3. He Told Coppola: Apocalypse, No. After discovering and nurturing the young actor in the first two Godfather movies, director Francis Ford Coppola asked Pacino to travel upriver into the heart of darkness as the lead in his Vietnam War epic, Apocalypse Now. But Pacino sensed that rocky waters were ahead for what became a famously turbulent shoot.  “You know, sometimes you look into the abyss?  I’m, like, this is the abyss.  I’m not gonna go there.”  Among the other high-profile movies he turned down were Pretty Woman, Die Hard and the role of Han Solo in Star Wars, declining the role in the latter because, as he told MTV, “I remember not understanding it when I read it.”

4. Diane Keaton Dragged Him Out of Retirement.  Hurt by a string of bombs and wearied by the Hollywood grind, Pacino took a sabbatical from acting in the mid-’80s, moving to upstate New York to live in bucolic splendor with then-girlfriend (and Godfather wife) Diane Keaton. But after four years out of the spotlight, Keaton handed Pacino the script for 1989’s Sea of Love and told him to get back to work, saying, “What do you think you’re doing? Do you think you’re gonna go back and live in a rooming house again? You’ve been rich too long, buddy. You can’t go back.” (Keaton expanded on their love affair in her second memoir, Let’s Just Say It Wasn’t Pretty, writing: “His face, his nose, and what about those eyes? I kept trying to figure out what I could do to make them mine. They never were…”)


5. He Does It His Way. While filming his climactic scene as Satan incarnate in Taylor Hackford’s supremely enjoyable guilty pleasure The Devil’s Advocate, Pacino suddenly started singing the Frank Sinatra tune “It Happened in Monterey” in lieu of speaking the scripted dialogue. Hackford liked the improvisation so much, he got the studio to pay (through the nose) to use Sinatra’s track in the finished film. Just think of how much more a Pacino-led rendition of “Flagpole Sitta” would have improved 88 Minutes.

image

6. He’s Concerned That He’s Becoming Al “Paycheck” Pacino. Pacino may be a Great Actor, but he’s also a working actor, which means he’s gotta take some jobs to pay the bills and keep the lights on, especially after he lost millions of dollars to an unscrupulous business manager.  That’s how he explains away such work-for-hire gigs as Righteous Kill, 88 Minutes and Jack and Jill (pictured), suggesting that his grim performance in those movies wasn’t an act. “I worked for United Parcels once, and I don’t want to have that feeling with my own craft — that it’s just a job.”  Well, watching Jack and Jill definitely qualifies as hard labor.  

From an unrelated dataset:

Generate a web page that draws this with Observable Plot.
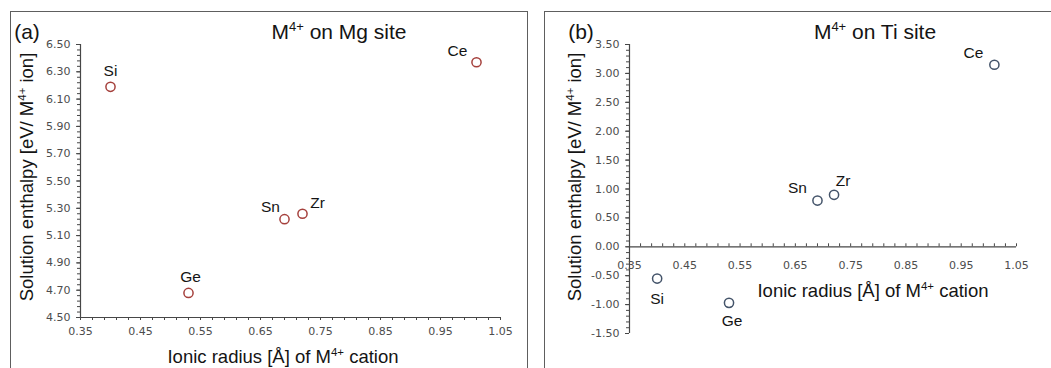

7. He’s Not Michael Douglas. In one of the profile’s funniest moments, Pacino is chowing down on some barbecue chicken at a birthday party when he’s approached by comedian (and immortalizer of the phrase “booty call”) Bill Bellamy, who praises his work in “that Liberace shit” — meaning the HBO movie, Behind the Candelabra. “That was Michael Douglas,” Pacino casually responds, while keeping his fingers free of BBQ sauce.